• SET TASK: In the records below, find the line that contains "Generate a Python" and the line that contains "plt.rcParams['font.family'] = ['Noto". Set down exactly those lines and every line between them, and nothing more.

• INPUT FOR THIS TASK:
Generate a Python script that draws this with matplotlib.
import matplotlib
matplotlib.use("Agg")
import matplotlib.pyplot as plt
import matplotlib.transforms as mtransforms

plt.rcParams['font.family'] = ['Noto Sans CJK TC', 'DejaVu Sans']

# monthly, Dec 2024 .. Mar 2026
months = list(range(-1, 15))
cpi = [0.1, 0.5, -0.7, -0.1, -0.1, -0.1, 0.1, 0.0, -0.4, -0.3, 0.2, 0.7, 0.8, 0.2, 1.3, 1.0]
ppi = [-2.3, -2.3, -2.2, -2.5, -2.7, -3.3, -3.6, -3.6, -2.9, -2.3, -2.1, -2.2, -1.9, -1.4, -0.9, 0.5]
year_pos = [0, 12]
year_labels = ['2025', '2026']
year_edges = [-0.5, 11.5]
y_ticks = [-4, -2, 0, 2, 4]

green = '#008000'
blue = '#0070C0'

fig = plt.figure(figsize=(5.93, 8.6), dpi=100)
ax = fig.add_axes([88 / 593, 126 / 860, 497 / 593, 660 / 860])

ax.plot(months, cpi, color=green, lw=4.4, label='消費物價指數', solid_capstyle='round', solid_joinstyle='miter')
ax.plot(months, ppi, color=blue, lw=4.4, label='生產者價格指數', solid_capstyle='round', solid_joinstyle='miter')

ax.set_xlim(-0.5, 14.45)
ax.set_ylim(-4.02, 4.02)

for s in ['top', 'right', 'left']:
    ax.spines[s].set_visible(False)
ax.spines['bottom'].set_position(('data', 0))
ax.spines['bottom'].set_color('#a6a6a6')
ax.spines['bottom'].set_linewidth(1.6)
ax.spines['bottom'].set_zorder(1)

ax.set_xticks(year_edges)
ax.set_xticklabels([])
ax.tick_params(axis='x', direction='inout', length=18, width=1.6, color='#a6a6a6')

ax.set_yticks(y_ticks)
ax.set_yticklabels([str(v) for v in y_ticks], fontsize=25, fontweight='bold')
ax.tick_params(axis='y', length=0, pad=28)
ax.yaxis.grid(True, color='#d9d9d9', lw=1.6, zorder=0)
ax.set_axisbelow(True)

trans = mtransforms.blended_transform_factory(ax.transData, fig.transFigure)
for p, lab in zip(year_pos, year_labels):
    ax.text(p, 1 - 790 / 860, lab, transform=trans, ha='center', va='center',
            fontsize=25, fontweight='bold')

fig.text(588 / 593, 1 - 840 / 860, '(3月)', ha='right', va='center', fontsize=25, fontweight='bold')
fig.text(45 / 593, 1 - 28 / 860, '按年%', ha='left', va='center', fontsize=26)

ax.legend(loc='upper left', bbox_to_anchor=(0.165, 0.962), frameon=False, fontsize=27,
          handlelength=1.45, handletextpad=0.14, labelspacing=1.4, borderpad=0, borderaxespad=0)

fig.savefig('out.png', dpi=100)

==

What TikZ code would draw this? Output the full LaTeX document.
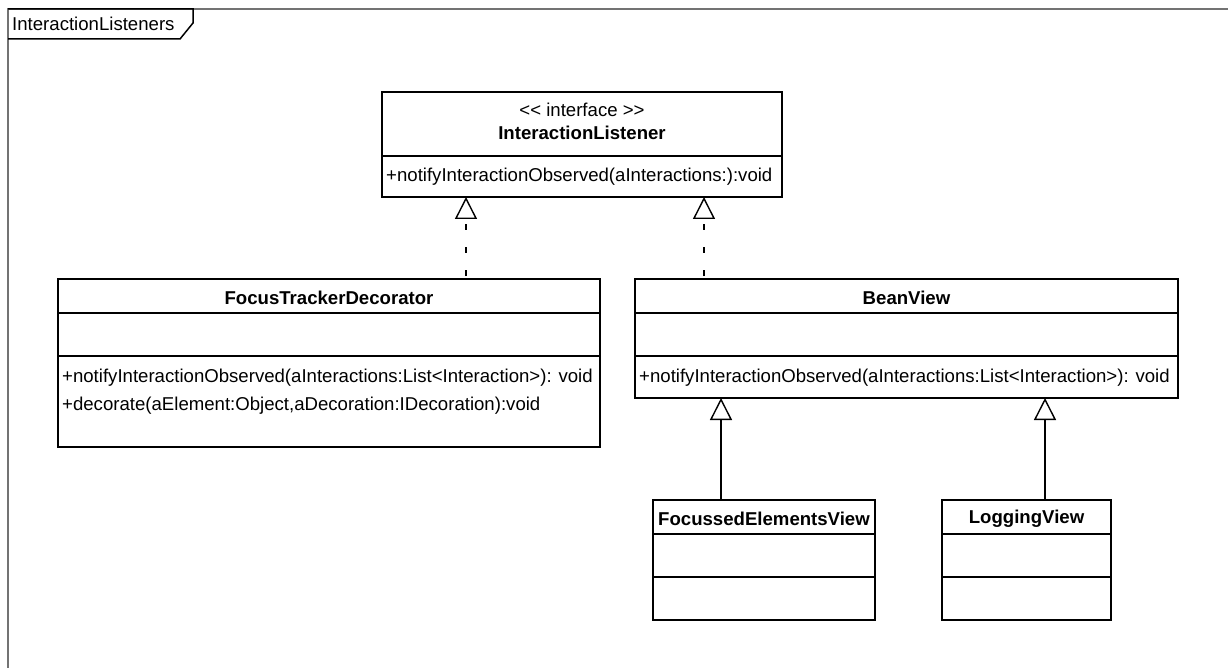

• TASK RESPONSE:
Generate a Python script that draws this with matplotlib.
import matplotlib
matplotlib.use("Agg")
import matplotlib.pyplot as plt
import matplotlib.transforms as mtransforms

plt.rcParams['font.family'] = ['Noto Sans CJK TC', 'DejaVu Sans']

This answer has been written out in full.